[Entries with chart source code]
******************************

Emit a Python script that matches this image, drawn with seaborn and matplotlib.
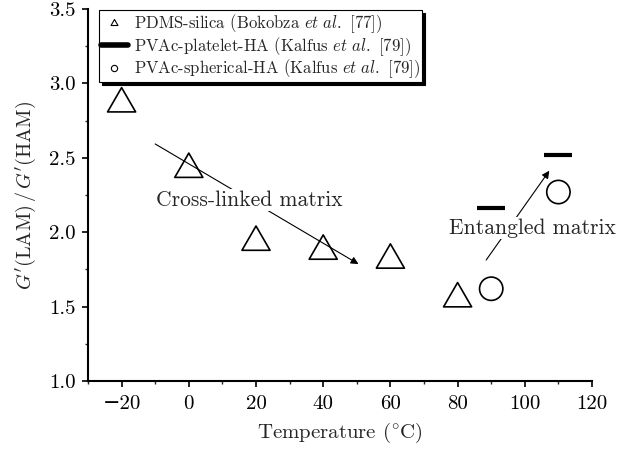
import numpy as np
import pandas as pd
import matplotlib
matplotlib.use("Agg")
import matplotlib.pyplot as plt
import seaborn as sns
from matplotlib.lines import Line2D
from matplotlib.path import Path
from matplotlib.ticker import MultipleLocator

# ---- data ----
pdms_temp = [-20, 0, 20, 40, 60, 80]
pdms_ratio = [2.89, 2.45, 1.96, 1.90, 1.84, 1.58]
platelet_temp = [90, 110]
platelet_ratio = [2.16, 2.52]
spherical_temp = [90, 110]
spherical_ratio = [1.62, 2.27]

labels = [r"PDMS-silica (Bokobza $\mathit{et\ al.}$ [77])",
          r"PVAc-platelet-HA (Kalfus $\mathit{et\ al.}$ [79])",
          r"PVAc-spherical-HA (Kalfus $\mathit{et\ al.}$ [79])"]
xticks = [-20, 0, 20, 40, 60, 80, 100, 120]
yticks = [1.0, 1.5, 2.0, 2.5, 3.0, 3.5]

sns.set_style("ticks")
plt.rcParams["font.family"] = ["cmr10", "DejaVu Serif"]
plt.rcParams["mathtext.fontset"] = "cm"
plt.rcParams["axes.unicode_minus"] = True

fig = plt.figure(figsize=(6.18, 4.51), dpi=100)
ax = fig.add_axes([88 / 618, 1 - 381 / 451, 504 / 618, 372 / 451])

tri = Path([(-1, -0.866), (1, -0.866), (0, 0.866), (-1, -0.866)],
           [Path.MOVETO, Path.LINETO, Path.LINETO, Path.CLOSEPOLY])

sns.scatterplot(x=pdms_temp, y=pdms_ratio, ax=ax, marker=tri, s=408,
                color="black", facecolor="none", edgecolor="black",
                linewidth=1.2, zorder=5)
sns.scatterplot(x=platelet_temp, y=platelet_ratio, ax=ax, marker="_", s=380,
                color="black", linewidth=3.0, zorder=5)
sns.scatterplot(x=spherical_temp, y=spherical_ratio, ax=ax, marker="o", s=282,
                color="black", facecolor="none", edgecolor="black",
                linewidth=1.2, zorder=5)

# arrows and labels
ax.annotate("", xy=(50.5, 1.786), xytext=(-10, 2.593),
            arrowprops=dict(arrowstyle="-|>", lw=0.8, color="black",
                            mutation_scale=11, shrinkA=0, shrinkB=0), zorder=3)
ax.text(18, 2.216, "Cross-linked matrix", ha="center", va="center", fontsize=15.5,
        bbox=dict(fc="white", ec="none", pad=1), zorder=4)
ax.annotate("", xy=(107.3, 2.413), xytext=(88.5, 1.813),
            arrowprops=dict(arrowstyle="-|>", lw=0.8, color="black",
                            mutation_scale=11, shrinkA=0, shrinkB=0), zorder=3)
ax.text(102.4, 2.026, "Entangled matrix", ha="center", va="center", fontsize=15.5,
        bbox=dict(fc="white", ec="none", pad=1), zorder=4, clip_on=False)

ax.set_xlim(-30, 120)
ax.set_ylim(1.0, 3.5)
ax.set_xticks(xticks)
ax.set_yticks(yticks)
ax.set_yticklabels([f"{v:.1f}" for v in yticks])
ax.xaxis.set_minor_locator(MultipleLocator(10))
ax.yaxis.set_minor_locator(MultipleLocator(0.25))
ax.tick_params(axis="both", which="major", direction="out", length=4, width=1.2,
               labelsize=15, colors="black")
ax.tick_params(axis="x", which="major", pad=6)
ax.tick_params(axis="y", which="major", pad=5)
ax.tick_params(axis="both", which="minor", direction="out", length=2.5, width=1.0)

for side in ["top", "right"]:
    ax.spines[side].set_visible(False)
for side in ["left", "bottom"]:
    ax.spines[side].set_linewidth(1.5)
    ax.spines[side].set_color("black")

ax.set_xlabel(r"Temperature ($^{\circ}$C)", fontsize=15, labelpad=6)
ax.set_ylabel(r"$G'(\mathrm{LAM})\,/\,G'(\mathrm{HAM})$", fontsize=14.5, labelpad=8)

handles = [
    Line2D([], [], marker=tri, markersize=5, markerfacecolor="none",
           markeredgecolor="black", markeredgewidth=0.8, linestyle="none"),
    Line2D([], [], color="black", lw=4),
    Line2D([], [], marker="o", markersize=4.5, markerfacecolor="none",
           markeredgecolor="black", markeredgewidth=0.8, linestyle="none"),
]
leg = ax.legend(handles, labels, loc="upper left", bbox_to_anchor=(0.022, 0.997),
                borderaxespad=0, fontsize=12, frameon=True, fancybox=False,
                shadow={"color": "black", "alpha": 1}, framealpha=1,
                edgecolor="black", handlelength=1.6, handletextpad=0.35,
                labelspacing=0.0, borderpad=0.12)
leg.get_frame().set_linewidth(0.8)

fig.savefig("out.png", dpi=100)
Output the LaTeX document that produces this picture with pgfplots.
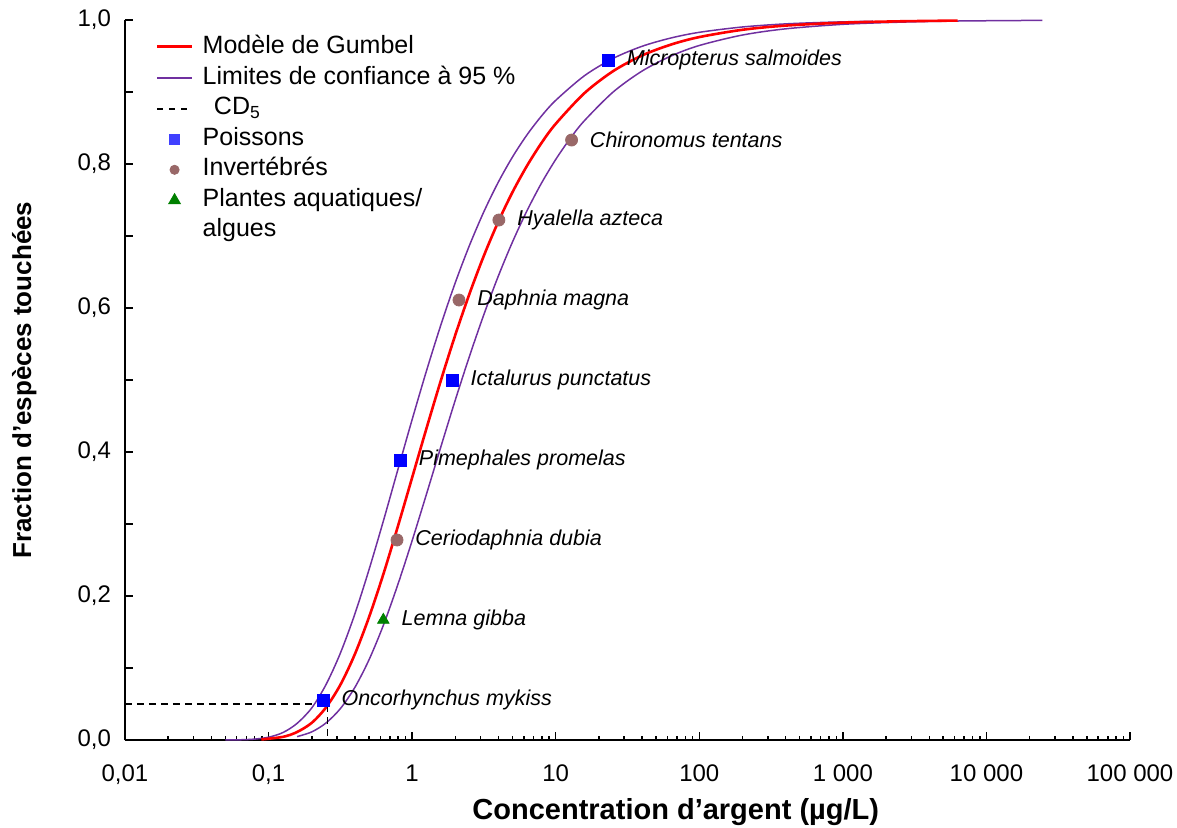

******************************

Your instructions ▸
Excluding the pictures, restate the records above word for word.

Exercise output ▸
Emit a Python script that matches this image, drawn with seaborn and matplotlib.
import numpy as np
import pandas as pd
import matplotlib
matplotlib.use("Agg")
import matplotlib.pyplot as plt
import seaborn as sns
from matplotlib.lines import Line2D
from matplotlib.path import Path
from matplotlib.ticker import MultipleLocator

# ---- data ----
pdms_temp = [-20, 0, 20, 40, 60, 80]
pdms_ratio = [2.89, 2.45, 1.96, 1.90, 1.84, 1.58]
platelet_temp = [90, 110]
platelet_ratio = [2.16, 2.52]
spherical_temp = [90, 110]
spherical_ratio = [1.62, 2.27]

labels = [r"PDMS-silica (Bokobza $\mathit{et\ al.}$ [77])",
          r"PVAc-platelet-HA (Kalfus $\mathit{et\ al.}$ [79])",
          r"PVAc-spherical-HA (Kalfus $\mathit{et\ al.}$ [79])"]
xticks = [-20, 0, 20, 40, 60, 80, 100, 120]
yticks = [1.0, 1.5, 2.0, 2.5, 3.0, 3.5]

sns.set_style("ticks")
plt.rcParams["font.family"] = ["cmr10", "DejaVu Serif"]
plt.rcParams["mathtext.fontset"] = "cm"
plt.rcParams["axes.unicode_minus"] = True

fig = plt.figure(figsize=(6.18, 4.51), dpi=100)
ax = fig.add_axes([88 / 618, 1 - 381 / 451, 504 / 618, 372 / 451])

tri = Path([(-1, -0.866), (1, -0.866), (0, 0.866), (-1, -0.866)],
           [Path.MOVETO, Path.LINETO, Path.LINETO, Path.CLOSEPOLY])

sns.scatterplot(x=pdms_temp, y=pdms_ratio, ax=ax, marker=tri, s=408,
                color="black", facecolor="none", edgecolor="black",
                linewidth=1.2, zorder=5)
sns.scatterplot(x=platelet_temp, y=platelet_ratio, ax=ax, marker="_", s=380,
                color="black", linewidth=3.0, zorder=5)
sns.scatterplot(x=spherical_temp, y=spherical_ratio, ax=ax, marker="o", s=282,
                color="black", facecolor="none", edgecolor="black",
                linewidth=1.2, zorder=5)

# arrows and labels
ax.annotate("", xy=(50.5, 1.786), xytext=(-10, 2.593),
            arrowprops=dict(arrowstyle="-|>", lw=0.8, color="black",
                            mutation_scale=11, shrinkA=0, shrinkB=0), zorder=3)
ax.text(18, 2.216, "Cross-linked matrix", ha="center", va="center", fontsize=15.5,
        bbox=dict(fc="white", ec="none", pad=1), zorder=4)
ax.annotate("", xy=(107.3, 2.413), xytext=(88.5, 1.813),
            arrowprops=dict(arrowstyle="-|>", lw=0.8, color="black",
                            mutation_scale=11, shrinkA=0, shrinkB=0), zorder=3)
ax.text(102.4, 2.026, "Entangled matrix", ha="center", va="center", fontsize=15.5,
        bbox=dict(fc="white", ec="none", pad=1), zorder=4, clip_on=False)

ax.set_xlim(-30, 120)
ax.set_ylim(1.0, 3.5)
ax.set_xticks(xticks)
ax.set_yticks(yticks)
ax.set_yticklabels([f"{v:.1f}" for v in yticks])
ax.xaxis.set_minor_locator(MultipleLocator(10))
ax.yaxis.set_minor_locator(MultipleLocator(0.25))
ax.tick_params(axis="both", which="major", direction="out", length=4, width=1.2,
               labelsize=15, colors="black")
ax.tick_params(axis="x", which="major", pad=6)
ax.tick_params(axis="y", which="major", pad=5)
ax.tick_params(axis="both", which="minor", direction="out", length=2.5, width=1.0)

for side in ["top", "right"]:
    ax.spines[side].set_visible(False)
for side in ["left", "bottom"]:
    ax.spines[side].set_linewidth(1.5)
    ax.spines[side].set_color("black")

ax.set_xlabel(r"Temperature ($^{\circ}$C)", fontsize=15, labelpad=6)
ax.set_ylabel(r"$G'(\mathrm{LAM})\,/\,G'(\mathrm{HAM})$", fontsize=14.5, labelpad=8)

handles = [
    Line2D([], [], marker=tri, markersize=5, markerfacecolor="none",
           markeredgecolor="black", markeredgewidth=0.8, linestyle="none"),
    Line2D([], [], color="black", lw=4),
    Line2D([], [], marker="o", markersize=4.5, markerfacecolor="none",
           markeredgecolor="black", markeredgewidth=0.8, linestyle="none"),
]
leg = ax.legend(handles, labels, loc="upper left", bbox_to_anchor=(0.022, 0.997),
                borderaxespad=0, fontsize=12, frameon=True, fancybox=False,
                shadow={"color": "black", "alpha": 1}, framealpha=1,
                edgecolor="black", handlelength=1.6, handletextpad=0.35,
                labelspacing=0.0, borderpad=0.12)
leg.get_frame().set_linewidth(0.8)

fig.savefig("out.png", dpi=100)
Output the LaTeX document that produces this picture with pgfplots.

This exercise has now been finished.